International Development

As a shy, young, South African sponge I soaked up every last drop of experience from the few intrepid adventures my father included me in. Four wheel drive expeditions into the Southern African wilderness north of us saturated me with the savannah, the desert, the remoteness and the people. Skirting the borders of Angola and Zambia also made me curious about what lay further north in deeper, darker Africa. Those were borders we never seemed to cross. They were like the dark doorway at the end of the passage at home that made my hair stand on end when I looked at it (and it looked back at me).

While I worked my way through my teens, pre-Mandela South Africa began to thaw. The nation and its motley citizens were contending with what it meant to be African. Many clung to the image of a thriving European outpost with a fun Bantu twist. Some were facing a crisis of identity and conscience. Others faced crises of flesh and blood. The country was becoming truly, madly, deeply African. As I approached adulthood new realities were sinking in for all the residents of the Rainbow Nation. There was hope but it was dulled by disappointment.

Out in the sticks, our young family of four lived on our farm in the Victorian house my grandmother was born in. We lived that uncomfortable, comfortable life of white landowners—in co-dependence with the many black families we shared our land and livelihood with. We lived together, separated by the lines of law, colour, class and wealth.

My parents saw the writing on the wall. In our case it was metaphorical. Others weren't so lucky. I remember grainy images of demonic letters scrawled on the walls of ransacked homes in the blood of murdered farming families. We heard the stories of skin burned with irons. The senseless, protracted torture and rape. Victims as innocent as you or I suffering a depraved, cosmic revenge. They said it was rare. They said the statistics were overstated. That was a statement in itself.

The value of the land plummeted—well below the balance of the loans secured against it. The price paid for harvests was laughable. The clouds were constipated for seven years. The walls went up, the gun-safe was filled, we avoided the dark. We were careful where we went, always aware of who was close. Things went missing. Electric fences were repurposed to keep people out not cattle in. In Canada, America, Australia and the UK these things didn't happen. Those places were safe, sane, clean. Places where you could make plans.

It wasn't the first time in history that someone along my bloodline had felt society sour around them. It was what had first brought my Jewish great-grandparents on long journeys to South Africa from their little, Lithuanian shtetls. Some managed to leave, some had to stay, and of those who did not one remains. My grandfather had always said that no matter where you end up you must make sure you have enough money to get out—that was the difference between who perished and who survived. It was hard to know whether these lessons pertained to our family or some historical abstraction of it. Either way, my Dad had had it with this bloody farming so we upped stumps and planned a better, brighter future in a land far away.

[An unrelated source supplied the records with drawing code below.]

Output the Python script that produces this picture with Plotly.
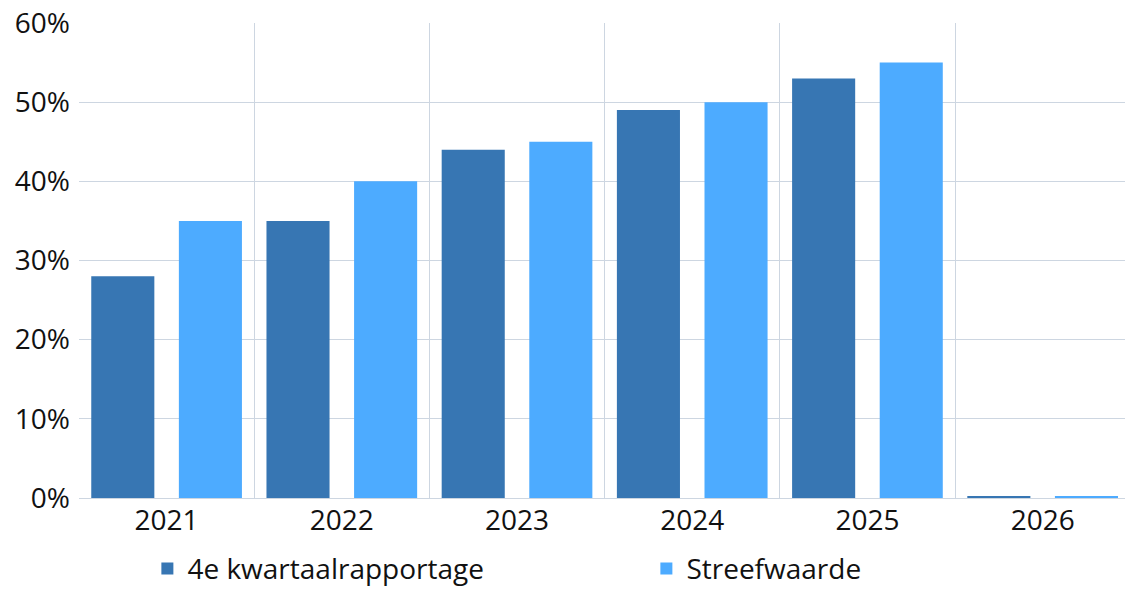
import plotly.graph_objects as go

years = ["2021", "2022", "2023", "2024", "2025", "2026"]
kwartaal = [28, 35, 44, 49, 53, 0.25]
streef = [35, 40, 45, 50, 55, 0.25]

dark = "#3776b3"
light = "#4dabff"
grid = "#cdd6e1"
font_family = "Segoe UI, Open Sans, sans-serif"

fig = go.Figure()
fig.add_trace(go.Bar(x=years, y=kwartaal, name="4e kwartaalrapportage", marker_color=dark,
                     marker_line_width=0))
fig.add_trace(go.Bar(x=years, y=streef, name="Streefwaarde", marker_color=light,
                     marker_line_width=0))

fig.update_layout(
    width=1125, height=589,
    margin=dict(l=79, r=0, t=23, b=91, autoexpand=False),
    plot_bgcolor="white", paper_bgcolor="white",
    barmode="group", bargap=0.0, bargroupgap=0.28,
    font=dict(family=font_family, size=28, color="#111111"),
    showlegend=True,
    legend=dict(orientation="h", x=0.131, xref="container", y=-0.149, yref="paper",
                xanchor="left", yanchor="middle", entrywidth=454, entrywidthmode="pixels",
                font=dict(size=28), itemwidth=30, tracegroupgap=0),
    xaxis=dict(type="category", range=[-0.5, 5.47], tickson="boundaries", showgrid=True,
               gridcolor=grid, gridwidth=1, ticks="", showline=False, automargin=False,
               tickfont=dict(size=28), ticklabelstandoff=3, ticklabeloverflow="allow"),
    yaxis=dict(range=[0, 60], dtick=10, ticksuffix="%", showgrid=True, gridcolor=grid,
               gridwidth=1, zeroline=True, zerolinecolor=grid, zerolinewidth=1,
               automargin=False, tickfont=dict(size=28), ticklabelstandoff=8,
               ticklabeloverflow="allow"),
)

fig.write_html("out.html", config={"displayModeBar": False},
               post_script="document.body.style.margin='0';")
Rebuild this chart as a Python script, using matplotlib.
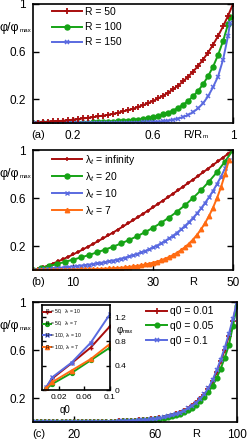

That was all well and good but I was a teenager and as rotten as they come. These were my parents' dumb plans, not mine. I scoffed at their vision for my future but lacked the backbone to create my own. So I sulked my way through the shaving of the udders, painting of the ploughs and the auctioning off of all our agricultural assets. The shipping container came, was filled by people other than me, and went.

We hugged and smiled and looked away from those we left behind. We were afraid to stay and they were afraid of what would happen if we left. Each of the members of our little family fought their own, lonely battle against the guilt of abandoning those who had only ever done right by us. National unity had come to shatter generations-old bonds that spanned divides of class and colour. A wave of history crashing down on our quaint, rural existence.